─── RECORDS TO PROCESS ───

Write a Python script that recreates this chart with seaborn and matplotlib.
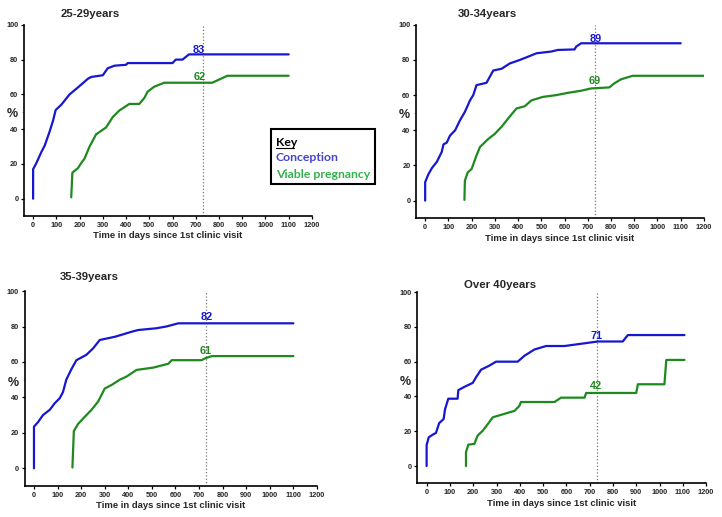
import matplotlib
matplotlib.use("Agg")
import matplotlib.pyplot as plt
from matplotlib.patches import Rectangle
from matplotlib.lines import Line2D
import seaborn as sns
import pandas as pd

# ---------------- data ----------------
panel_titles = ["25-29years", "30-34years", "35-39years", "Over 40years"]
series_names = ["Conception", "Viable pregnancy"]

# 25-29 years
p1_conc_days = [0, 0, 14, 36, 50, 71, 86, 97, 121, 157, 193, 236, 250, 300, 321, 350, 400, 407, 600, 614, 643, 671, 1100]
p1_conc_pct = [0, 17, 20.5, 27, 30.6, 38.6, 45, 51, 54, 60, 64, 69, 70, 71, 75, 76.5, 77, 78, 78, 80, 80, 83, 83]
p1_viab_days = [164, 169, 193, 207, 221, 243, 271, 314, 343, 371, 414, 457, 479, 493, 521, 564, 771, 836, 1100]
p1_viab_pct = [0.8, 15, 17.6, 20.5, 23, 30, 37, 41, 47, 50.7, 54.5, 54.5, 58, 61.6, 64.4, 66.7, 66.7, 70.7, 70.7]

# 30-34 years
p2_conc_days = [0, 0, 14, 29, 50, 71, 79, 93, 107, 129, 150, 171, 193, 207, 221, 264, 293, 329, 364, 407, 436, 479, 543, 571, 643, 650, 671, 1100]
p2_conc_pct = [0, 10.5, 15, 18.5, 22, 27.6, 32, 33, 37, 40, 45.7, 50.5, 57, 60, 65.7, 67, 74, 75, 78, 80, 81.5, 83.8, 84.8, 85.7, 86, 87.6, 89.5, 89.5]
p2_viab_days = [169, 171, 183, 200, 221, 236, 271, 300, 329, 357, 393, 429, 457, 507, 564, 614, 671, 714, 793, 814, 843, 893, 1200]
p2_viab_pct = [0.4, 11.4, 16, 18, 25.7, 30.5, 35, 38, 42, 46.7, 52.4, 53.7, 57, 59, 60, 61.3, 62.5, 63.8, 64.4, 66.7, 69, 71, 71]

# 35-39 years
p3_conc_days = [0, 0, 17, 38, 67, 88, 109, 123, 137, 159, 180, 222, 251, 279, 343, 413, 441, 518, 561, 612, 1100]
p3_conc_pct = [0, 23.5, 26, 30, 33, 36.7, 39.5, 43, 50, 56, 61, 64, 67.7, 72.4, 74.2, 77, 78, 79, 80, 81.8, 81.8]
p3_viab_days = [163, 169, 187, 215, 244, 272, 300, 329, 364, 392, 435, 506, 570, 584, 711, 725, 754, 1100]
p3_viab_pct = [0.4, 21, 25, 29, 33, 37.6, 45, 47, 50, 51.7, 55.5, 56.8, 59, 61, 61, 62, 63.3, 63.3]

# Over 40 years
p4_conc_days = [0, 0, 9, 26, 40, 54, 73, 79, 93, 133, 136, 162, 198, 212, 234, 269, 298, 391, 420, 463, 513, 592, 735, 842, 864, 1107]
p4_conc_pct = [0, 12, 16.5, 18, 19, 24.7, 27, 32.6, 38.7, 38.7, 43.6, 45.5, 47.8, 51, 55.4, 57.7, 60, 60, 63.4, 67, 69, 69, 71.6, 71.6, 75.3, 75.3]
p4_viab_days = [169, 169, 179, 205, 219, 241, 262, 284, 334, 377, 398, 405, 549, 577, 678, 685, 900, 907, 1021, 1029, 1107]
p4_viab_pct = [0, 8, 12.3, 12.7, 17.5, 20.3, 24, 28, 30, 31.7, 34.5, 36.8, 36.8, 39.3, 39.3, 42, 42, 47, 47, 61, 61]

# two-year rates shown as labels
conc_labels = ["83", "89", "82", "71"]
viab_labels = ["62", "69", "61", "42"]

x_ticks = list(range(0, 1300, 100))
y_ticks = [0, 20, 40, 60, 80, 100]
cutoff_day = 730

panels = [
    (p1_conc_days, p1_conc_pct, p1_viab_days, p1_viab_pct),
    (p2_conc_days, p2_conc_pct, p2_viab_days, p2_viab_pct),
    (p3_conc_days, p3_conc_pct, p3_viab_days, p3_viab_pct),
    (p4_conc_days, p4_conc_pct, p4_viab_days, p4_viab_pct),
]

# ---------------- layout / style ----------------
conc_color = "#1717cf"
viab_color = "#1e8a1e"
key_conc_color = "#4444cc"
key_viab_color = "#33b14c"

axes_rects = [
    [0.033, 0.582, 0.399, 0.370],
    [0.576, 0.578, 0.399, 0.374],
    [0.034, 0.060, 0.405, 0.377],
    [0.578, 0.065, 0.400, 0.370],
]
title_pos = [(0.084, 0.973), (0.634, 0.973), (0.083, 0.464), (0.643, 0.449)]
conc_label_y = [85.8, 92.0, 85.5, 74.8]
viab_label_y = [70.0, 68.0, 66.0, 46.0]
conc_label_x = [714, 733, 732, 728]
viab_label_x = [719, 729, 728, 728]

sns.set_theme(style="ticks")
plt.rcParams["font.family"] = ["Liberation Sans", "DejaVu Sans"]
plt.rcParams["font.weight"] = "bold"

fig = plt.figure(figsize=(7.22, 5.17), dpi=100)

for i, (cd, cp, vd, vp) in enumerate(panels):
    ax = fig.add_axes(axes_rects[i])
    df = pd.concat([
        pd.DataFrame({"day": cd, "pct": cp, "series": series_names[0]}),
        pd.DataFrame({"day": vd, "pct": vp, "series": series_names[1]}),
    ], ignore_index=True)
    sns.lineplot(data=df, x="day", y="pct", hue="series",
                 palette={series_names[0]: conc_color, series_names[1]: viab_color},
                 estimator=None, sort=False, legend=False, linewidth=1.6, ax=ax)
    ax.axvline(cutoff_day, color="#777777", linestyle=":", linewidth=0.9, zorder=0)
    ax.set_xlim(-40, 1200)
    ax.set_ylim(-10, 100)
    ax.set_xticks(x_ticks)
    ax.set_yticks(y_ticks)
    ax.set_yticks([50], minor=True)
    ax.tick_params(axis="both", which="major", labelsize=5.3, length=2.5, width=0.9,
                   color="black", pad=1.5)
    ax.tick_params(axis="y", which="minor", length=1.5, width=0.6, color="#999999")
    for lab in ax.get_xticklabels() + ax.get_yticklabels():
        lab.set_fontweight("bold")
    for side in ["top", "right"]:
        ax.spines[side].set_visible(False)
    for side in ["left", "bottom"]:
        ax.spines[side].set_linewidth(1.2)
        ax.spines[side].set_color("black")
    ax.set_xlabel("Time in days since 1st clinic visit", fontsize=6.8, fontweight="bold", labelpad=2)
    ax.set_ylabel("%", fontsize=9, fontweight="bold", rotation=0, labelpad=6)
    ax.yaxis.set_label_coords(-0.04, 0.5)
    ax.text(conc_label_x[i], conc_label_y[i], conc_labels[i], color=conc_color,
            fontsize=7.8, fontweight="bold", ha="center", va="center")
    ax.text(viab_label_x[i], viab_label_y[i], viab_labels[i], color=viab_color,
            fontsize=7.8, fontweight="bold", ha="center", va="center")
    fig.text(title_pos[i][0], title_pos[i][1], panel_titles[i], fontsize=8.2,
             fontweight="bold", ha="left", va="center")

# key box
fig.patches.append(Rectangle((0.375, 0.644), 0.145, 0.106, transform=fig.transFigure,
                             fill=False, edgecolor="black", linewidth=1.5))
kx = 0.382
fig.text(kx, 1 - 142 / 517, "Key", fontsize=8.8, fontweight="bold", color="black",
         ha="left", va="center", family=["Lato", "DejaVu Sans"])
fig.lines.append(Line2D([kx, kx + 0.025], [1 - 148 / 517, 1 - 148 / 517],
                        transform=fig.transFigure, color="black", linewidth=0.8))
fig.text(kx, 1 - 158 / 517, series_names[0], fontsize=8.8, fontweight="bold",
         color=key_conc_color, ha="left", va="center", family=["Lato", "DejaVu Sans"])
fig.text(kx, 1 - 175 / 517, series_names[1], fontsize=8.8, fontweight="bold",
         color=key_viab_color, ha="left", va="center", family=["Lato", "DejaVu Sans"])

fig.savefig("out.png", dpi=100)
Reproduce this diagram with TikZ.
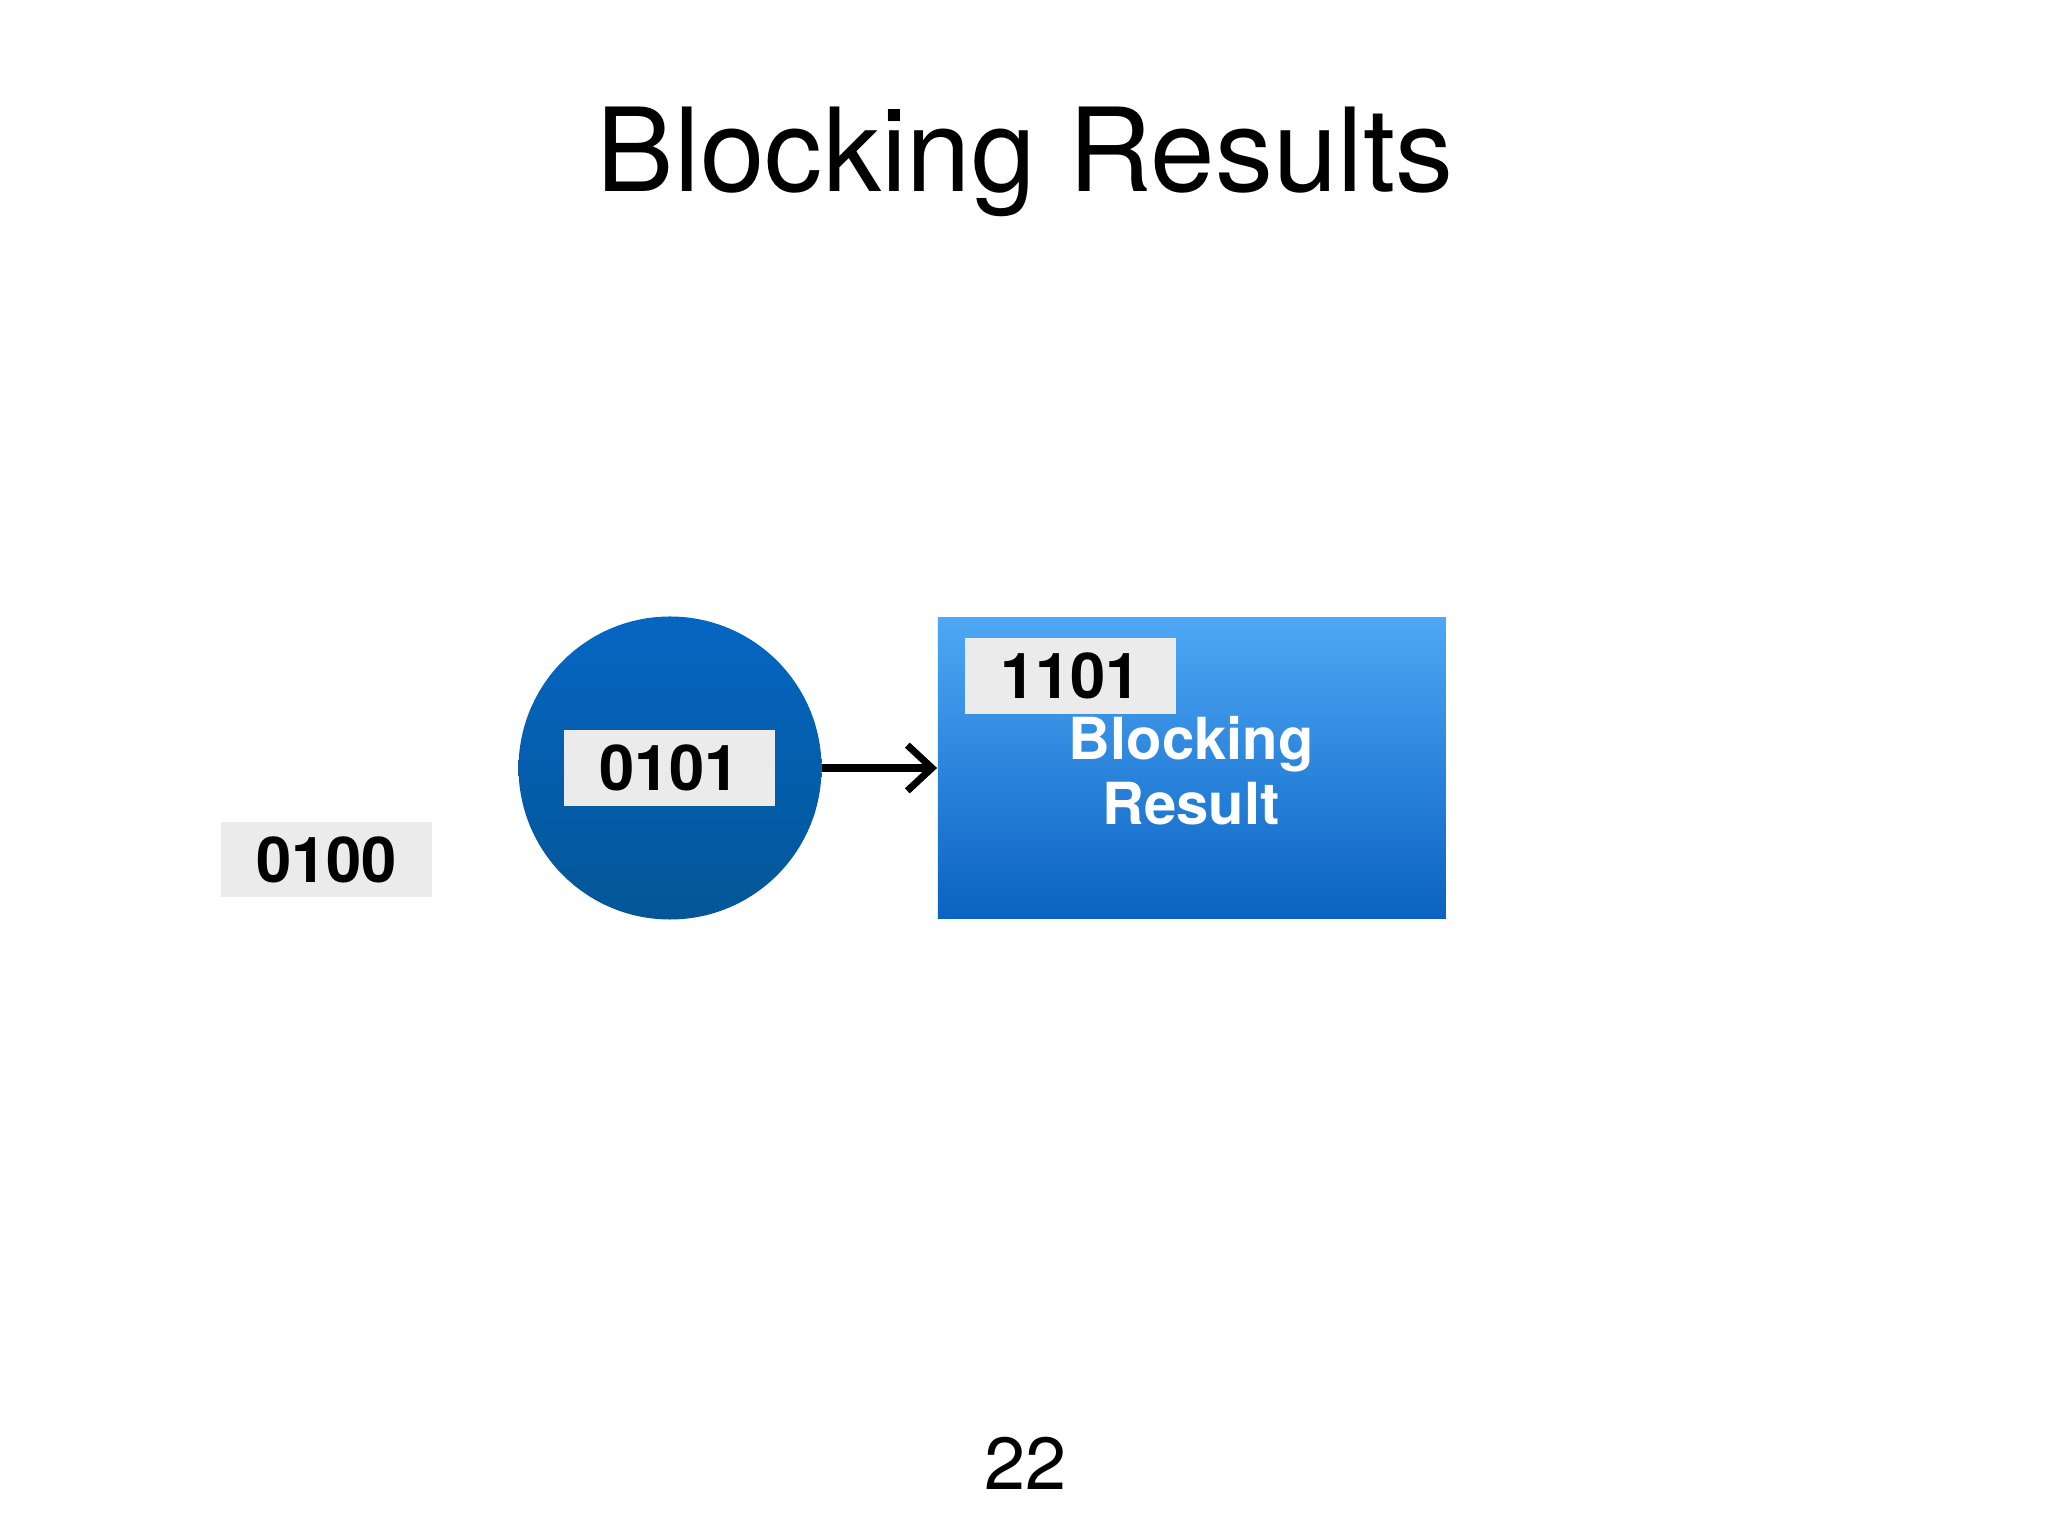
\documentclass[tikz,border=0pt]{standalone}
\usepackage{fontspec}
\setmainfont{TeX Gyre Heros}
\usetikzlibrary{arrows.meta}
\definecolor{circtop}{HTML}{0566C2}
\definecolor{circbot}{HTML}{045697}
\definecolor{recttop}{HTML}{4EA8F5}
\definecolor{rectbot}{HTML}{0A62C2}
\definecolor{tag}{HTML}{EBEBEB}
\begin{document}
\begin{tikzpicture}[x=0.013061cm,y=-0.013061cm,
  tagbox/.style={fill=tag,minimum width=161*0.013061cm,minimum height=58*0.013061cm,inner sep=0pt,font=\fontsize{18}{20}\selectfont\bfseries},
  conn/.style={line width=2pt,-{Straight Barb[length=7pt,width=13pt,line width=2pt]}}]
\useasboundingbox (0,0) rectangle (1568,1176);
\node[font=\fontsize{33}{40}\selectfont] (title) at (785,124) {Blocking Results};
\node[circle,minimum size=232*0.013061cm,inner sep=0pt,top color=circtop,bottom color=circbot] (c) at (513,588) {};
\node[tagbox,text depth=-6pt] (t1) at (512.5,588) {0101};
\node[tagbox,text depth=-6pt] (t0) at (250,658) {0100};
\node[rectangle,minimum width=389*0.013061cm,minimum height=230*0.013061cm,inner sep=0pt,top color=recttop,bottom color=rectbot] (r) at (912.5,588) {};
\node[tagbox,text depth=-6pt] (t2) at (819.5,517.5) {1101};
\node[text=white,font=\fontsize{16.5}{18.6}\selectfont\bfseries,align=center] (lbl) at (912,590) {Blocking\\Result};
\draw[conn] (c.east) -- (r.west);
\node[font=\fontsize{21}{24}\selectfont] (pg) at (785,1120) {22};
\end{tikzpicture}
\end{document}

───

> EXERCISE OBJECTIVE
Leave out any pictures and return exactly the lines from the beginning of the data through the line with "62, 63.3, 63.3]", inclusive.

> SOLUTION FOR THIS TASK
Write a Python script that recreates this chart with seaborn and matplotlib.
import matplotlib
matplotlib.use("Agg")
import matplotlib.pyplot as plt
from matplotlib.patches import Rectangle
from matplotlib.lines import Line2D
import seaborn as sns
import pandas as pd

# ---------------- data ----------------
panel_titles = ["25-29years", "30-34years", "35-39years", "Over 40years"]
series_names = ["Conception", "Viable pregnancy"]

# 25-29 years
p1_conc_days = [0, 0, 14, 36, 50, 71, 86, 97, 121, 157, 193, 236, 250, 300, 321, 350, 400, 407, 600, 614, 643, 671, 1100]
p1_conc_pct = [0, 17, 20.5, 27, 30.6, 38.6, 45, 51, 54, 60, 64, 69, 70, 71, 75, 76.5, 77, 78, 78, 80, 80, 83, 83]
p1_viab_days = [164, 169, 193, 207, 221, 243, 271, 314, 343, 371, 414, 457, 479, 493, 521, 564, 771, 836, 1100]
p1_viab_pct = [0.8, 15, 17.6, 20.5, 23, 30, 37, 41, 47, 50.7, 54.5, 54.5, 58, 61.6, 64.4, 66.7, 66.7, 70.7, 70.7]

# 30-34 years
p2_conc_days = [0, 0, 14, 29, 50, 71, 79, 93, 107, 129, 150, 171, 193, 207, 221, 264, 293, 329, 364, 407, 436, 479, 543, 571, 643, 650, 671, 1100]
p2_conc_pct = [0, 10.5, 15, 18.5, 22, 27.6, 32, 33, 37, 40, 45.7, 50.5, 57, 60, 65.7, 67, 74, 75, 78, 80, 81.5, 83.8, 84.8, 85.7, 86, 87.6, 89.5, 89.5]
p2_viab_days = [169, 171, 183, 200, 221, 236, 271, 300, 329, 357, 393, 429, 457, 507, 564, 614, 671, 714, 793, 814, 843, 893, 1200]
p2_viab_pct = [0.4, 11.4, 16, 18, 25.7, 30.5, 35, 38, 42, 46.7, 52.4, 53.7, 57, 59, 60, 61.3, 62.5, 63.8, 64.4, 66.7, 69, 71, 71]

# 35-39 years
p3_conc_days = [0, 0, 17, 38, 67, 88, 109, 123, 137, 159, 180, 222, 251, 279, 343, 413, 441, 518, 561, 612, 1100]
p3_conc_pct = [0, 23.5, 26, 30, 33, 36.7, 39.5, 43, 50, 56, 61, 64, 67.7, 72.4, 74.2, 77, 78, 79, 80, 81.8, 81.8]
p3_viab_days = [163, 169, 187, 215, 244, 272, 300, 329, 364, 392, 435, 506, 570, 584, 711, 725, 754, 1100]
p3_viab_pct = [0.4, 21, 25, 29, 33, 37.6, 45, 47, 50, 51.7, 55.5, 56.8, 59, 61, 61, 62, 63.3, 63.3]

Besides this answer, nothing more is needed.